Here are 4 things I DON’T say to my kids to help them develop a healthy relationship with food!

  1. “You shouldn’t eat more of that because it’s bad for you.”
    • Food isn’t good or bad, it’s neutral. God made food for our fuel AND enjoyment! Putting food in good and bad categories makes something off-limits, which typically makes us want it even more!
    • Instead, we talk about what fuels us well for the tasks we have during the day, how food makes us feel (energized, sluggish, cranky, uncomfortable, etc), and also the goodness in God’s design in the variety of food He created! 
  2. “We exercised so now we deserve dessert,” or alternatively, “We just ate a lot so we’d better go exercise to burn it off.”
    • One of the biggest challenges I faced when finding freedom with food and exercise was untangling the thread between food and exercise. I constantly held them together and thought that if I ate more, I needed to move more, or if I didn’t move that day, I was surely going to gain weight because I ate food that day. But though movement and food both affect our bodies in different ways, they are two separate entities, and thinking of them individually vs. together has been SO helpful in developing a healthy relationship with BOTH. Food has a purpose. So does movement. But now they are two entirely different categories in my brain, which brings freedom to both!
  1. “If you clean the bathroom, I’ll buy you ice cream.”
    • Using food as a reward is something that’s super easy to do, and while this feels harmless, food isn’t something that needs to be earned. It’s not that we don’t ever enjoy dessert, but I’d rather have it be “just because,” vs associated with a behavior or action.
  1. “You need to finish your plate before you can leave the table.”
    • I get it – we don’t want to waste food.

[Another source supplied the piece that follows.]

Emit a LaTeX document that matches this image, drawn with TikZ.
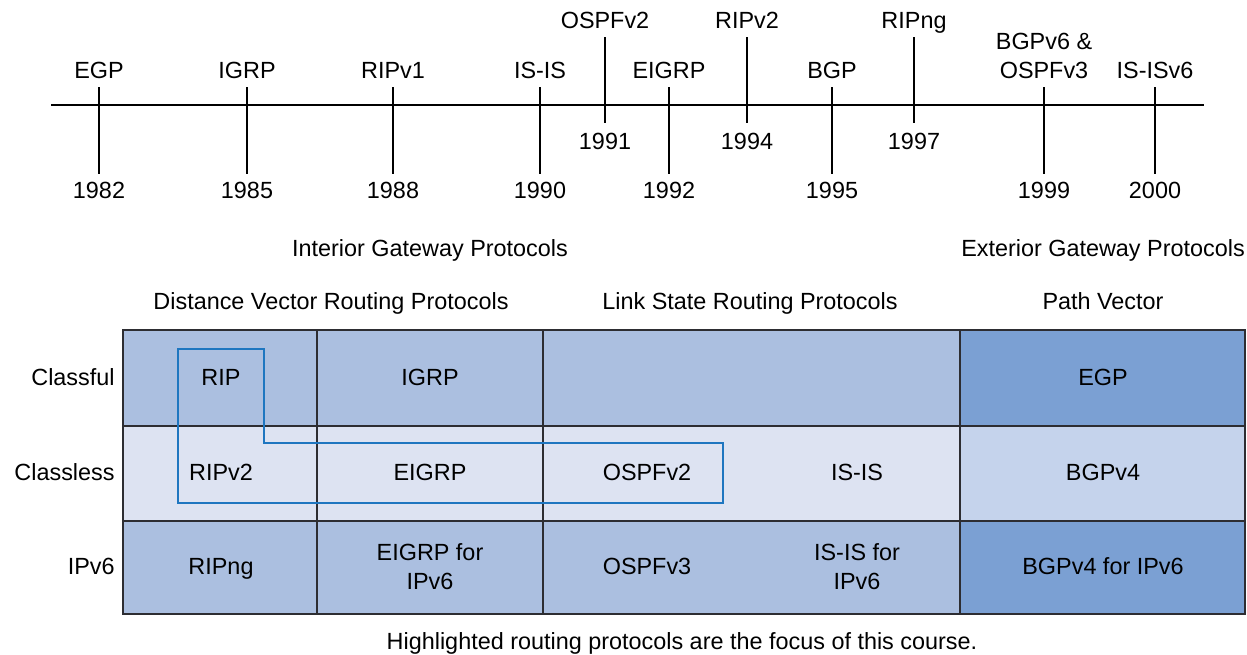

We want to make sure our kids are full, so they won’t be asking for a snack in 30 minutes! 🙂 But this also teaches them to ignore their hunger/fullness cues, which can become a bigger problem when we’re older and find ourselves mindlessly eating. Instead, I’ve tried to teach my kids to listen to their tummies – are you truly full? Then you can go. If they aren’t full but just want to leave the table, make sure they know that if they get hungry in 30 minutes, they’re having what’s left on their plate, not a snack from the pantry. But I have found that this is an essential skill that kids don’t often possess b/c they’re always forced to finish their plate.